Descriptive epidemiologic studies are often conducted as precursors to analytic studies. Epidemiologic concepts are used to gather data to better understand and evaluate health trends in populations. Data such as characteristics of the persons affected, place where an incident occurred, and time of occurrence are collected and analyzed to look for patterns in an effort to identify emerging health problems. In this Discussion, you will apply the epidemiologic concepts of time, place, and person to a specific population health problem.
Consider a variety of population health problems, and then select one on which to focus for this Discussion.
Identify a specific population affected by your selected health problem.
Research the patterns of the disease in your selected population using the epidemiologic characteristics of person, place, and time.
Explore three to five data sources presented in the Learning Resources that could aid you in describing the population and magnitude of the problem. Analyze the strengths and limitations of each data source.
Consider methods for obtaining raw data to determine the variables of person, place, and time for your health problem.
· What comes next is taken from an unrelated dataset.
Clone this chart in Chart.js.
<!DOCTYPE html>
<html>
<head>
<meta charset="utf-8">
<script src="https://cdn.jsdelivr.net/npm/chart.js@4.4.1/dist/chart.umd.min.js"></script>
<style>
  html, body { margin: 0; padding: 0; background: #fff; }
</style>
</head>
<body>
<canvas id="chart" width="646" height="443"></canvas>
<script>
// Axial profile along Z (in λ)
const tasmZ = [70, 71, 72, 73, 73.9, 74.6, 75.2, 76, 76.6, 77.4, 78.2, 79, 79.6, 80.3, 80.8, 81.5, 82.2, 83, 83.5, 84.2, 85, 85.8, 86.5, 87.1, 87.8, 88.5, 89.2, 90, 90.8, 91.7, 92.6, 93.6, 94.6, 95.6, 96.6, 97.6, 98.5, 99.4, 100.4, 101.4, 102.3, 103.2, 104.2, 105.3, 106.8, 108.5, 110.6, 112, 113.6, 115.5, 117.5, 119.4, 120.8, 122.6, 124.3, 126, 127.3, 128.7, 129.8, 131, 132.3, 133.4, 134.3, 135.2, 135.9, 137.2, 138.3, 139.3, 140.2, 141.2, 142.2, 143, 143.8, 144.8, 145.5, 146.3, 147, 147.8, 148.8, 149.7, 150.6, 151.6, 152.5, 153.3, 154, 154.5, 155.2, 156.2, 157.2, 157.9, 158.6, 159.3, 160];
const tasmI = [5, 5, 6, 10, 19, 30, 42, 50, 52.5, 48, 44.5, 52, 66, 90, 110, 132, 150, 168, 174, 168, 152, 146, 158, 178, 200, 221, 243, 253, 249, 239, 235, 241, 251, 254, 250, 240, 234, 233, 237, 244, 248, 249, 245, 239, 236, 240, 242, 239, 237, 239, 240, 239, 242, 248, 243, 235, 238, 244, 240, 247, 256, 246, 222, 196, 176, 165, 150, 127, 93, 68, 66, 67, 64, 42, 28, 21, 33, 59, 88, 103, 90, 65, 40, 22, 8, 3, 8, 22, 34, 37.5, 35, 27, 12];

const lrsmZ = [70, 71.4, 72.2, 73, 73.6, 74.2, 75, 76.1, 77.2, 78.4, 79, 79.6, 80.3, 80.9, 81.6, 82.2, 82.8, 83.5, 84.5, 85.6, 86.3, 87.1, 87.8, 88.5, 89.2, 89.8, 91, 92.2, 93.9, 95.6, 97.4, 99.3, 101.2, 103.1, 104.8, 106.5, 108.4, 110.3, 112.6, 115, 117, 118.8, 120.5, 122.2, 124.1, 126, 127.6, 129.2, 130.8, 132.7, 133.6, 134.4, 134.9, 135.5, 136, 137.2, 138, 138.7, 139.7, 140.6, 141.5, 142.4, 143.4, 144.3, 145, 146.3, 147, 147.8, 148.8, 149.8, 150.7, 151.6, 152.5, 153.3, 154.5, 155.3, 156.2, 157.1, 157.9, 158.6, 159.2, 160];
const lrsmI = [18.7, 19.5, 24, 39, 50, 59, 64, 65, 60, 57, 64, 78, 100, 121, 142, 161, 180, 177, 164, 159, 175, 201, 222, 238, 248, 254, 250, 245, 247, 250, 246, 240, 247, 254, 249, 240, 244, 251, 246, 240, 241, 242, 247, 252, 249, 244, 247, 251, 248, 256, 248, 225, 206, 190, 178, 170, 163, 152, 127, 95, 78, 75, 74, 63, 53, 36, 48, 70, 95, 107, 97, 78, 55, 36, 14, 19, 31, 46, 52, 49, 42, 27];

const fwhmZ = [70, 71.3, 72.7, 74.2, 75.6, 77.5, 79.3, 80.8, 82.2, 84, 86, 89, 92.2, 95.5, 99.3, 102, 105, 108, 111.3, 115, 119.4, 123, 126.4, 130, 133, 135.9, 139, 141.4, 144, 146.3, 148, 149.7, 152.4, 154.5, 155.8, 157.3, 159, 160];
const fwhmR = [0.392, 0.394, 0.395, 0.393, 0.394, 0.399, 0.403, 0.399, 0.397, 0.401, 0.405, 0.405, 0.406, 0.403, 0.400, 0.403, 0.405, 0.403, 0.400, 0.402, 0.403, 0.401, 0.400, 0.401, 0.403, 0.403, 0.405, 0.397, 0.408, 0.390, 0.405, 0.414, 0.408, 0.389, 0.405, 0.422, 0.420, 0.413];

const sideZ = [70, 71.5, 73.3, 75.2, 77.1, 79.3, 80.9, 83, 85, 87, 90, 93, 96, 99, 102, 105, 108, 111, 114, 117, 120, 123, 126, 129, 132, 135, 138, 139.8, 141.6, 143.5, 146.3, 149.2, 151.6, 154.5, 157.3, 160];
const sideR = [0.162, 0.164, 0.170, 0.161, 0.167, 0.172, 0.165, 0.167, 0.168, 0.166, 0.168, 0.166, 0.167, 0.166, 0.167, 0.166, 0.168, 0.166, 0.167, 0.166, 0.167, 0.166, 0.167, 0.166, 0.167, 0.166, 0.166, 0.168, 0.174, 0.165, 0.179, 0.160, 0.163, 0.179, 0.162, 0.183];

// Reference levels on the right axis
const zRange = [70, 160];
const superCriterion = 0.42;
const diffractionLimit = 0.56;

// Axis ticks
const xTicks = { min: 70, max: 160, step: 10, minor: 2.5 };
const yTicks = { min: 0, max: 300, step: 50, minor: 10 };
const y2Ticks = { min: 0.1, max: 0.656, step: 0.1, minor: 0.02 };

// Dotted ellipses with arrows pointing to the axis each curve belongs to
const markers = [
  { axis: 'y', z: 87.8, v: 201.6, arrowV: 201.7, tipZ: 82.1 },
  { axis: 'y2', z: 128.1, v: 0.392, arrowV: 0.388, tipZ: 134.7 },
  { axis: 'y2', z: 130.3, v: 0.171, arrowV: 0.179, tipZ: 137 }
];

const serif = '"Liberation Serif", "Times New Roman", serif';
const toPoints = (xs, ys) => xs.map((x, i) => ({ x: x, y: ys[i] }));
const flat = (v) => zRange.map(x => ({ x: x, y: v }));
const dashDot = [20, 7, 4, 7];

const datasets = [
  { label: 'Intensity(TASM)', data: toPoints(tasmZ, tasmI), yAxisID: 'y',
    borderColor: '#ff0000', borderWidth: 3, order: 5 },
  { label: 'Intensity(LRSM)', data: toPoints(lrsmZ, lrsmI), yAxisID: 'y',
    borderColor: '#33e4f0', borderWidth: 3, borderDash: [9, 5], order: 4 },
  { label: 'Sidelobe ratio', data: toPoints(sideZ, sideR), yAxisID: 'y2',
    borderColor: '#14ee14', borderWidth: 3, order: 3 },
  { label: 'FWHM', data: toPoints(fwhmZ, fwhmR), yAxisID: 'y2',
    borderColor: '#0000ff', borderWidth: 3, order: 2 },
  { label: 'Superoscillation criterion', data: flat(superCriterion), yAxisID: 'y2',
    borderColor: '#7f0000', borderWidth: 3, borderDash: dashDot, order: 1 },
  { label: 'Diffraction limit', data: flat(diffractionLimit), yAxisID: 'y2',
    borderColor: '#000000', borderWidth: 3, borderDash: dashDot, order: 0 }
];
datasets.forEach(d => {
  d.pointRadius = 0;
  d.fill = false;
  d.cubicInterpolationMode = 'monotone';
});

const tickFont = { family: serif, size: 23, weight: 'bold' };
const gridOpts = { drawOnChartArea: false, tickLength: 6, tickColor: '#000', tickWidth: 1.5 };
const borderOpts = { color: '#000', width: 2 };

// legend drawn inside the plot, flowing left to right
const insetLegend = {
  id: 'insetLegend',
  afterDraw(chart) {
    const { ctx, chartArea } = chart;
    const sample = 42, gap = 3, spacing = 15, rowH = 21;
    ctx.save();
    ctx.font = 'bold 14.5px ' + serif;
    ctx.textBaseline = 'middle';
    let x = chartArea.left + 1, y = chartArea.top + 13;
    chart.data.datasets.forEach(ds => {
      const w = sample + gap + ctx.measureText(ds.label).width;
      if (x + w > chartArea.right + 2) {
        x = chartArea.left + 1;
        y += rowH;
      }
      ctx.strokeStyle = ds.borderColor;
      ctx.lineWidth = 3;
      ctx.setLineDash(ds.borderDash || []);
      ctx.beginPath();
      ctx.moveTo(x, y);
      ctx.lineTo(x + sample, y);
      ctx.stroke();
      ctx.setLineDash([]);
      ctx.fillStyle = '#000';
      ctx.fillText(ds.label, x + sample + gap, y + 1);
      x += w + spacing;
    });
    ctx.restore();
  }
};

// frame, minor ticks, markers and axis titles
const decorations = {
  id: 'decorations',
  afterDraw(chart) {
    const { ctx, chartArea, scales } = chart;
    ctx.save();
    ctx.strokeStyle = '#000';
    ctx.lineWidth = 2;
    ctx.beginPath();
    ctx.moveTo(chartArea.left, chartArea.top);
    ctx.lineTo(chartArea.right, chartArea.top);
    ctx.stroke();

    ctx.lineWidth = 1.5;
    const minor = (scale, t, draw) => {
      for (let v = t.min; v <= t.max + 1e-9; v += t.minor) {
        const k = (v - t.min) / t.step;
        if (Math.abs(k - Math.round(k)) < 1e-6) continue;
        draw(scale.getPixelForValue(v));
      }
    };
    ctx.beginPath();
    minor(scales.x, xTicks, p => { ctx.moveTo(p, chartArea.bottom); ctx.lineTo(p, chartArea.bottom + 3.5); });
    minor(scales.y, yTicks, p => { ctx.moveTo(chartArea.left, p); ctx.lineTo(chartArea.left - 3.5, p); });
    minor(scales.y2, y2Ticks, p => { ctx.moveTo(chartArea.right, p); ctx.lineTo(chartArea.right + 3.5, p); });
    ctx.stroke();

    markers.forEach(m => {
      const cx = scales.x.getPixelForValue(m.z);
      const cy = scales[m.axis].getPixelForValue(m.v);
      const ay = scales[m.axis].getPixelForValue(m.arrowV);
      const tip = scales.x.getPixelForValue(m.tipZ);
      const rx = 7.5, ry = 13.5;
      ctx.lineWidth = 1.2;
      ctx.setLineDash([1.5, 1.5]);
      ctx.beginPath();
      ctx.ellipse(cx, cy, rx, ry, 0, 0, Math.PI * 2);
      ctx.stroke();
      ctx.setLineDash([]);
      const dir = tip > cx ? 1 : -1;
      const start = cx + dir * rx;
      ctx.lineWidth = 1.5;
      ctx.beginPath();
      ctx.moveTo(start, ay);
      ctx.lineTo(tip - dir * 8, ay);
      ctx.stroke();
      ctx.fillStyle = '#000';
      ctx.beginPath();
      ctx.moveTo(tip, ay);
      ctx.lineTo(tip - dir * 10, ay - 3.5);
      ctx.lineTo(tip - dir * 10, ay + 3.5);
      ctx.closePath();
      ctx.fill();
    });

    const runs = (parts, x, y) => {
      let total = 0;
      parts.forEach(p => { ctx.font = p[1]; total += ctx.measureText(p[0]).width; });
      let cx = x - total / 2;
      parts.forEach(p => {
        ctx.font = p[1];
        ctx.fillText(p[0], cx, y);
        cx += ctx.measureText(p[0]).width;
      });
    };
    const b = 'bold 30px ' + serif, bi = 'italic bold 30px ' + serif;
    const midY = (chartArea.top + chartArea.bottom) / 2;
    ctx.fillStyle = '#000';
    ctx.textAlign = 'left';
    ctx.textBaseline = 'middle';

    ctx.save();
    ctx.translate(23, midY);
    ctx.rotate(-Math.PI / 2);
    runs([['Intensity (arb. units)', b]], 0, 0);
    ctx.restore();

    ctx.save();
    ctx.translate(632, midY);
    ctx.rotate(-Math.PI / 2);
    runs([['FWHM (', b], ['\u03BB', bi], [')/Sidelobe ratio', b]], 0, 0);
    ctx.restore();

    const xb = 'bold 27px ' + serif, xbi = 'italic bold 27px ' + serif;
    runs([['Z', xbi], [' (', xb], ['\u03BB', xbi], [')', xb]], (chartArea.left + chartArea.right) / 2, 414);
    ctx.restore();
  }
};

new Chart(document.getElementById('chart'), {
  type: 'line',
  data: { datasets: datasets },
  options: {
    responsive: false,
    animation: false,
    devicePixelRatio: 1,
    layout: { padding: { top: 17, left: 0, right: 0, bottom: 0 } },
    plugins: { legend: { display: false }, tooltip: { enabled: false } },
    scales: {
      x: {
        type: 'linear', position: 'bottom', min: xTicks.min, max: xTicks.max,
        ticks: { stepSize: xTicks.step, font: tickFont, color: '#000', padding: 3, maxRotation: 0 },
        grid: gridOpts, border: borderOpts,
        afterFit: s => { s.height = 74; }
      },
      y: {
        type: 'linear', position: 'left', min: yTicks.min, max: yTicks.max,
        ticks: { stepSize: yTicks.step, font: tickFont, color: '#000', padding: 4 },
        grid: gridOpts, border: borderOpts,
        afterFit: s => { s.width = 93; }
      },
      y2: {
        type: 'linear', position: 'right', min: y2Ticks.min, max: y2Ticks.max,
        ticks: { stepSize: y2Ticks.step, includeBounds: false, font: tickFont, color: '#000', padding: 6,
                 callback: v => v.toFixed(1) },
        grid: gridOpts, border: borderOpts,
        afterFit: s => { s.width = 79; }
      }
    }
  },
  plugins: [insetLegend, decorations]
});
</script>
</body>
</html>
Ask yourself: How would the methods I select influence the accuracy of case identification, definition, and diagnosis?
write a cohesive response that addresses the following:
Evaluate your selected health problem in the population you identified by describing three to five characteristics related to person, place, and time.
Appraise the data sources you utilized by outlining the strengths and limitations of each.
Discuss two methods you could use to collect raw data to determine the descriptive epidemiology of your health problem, Determine how these methods would influence the completeness of case identification as well as the case definition/diagnostic criteria used.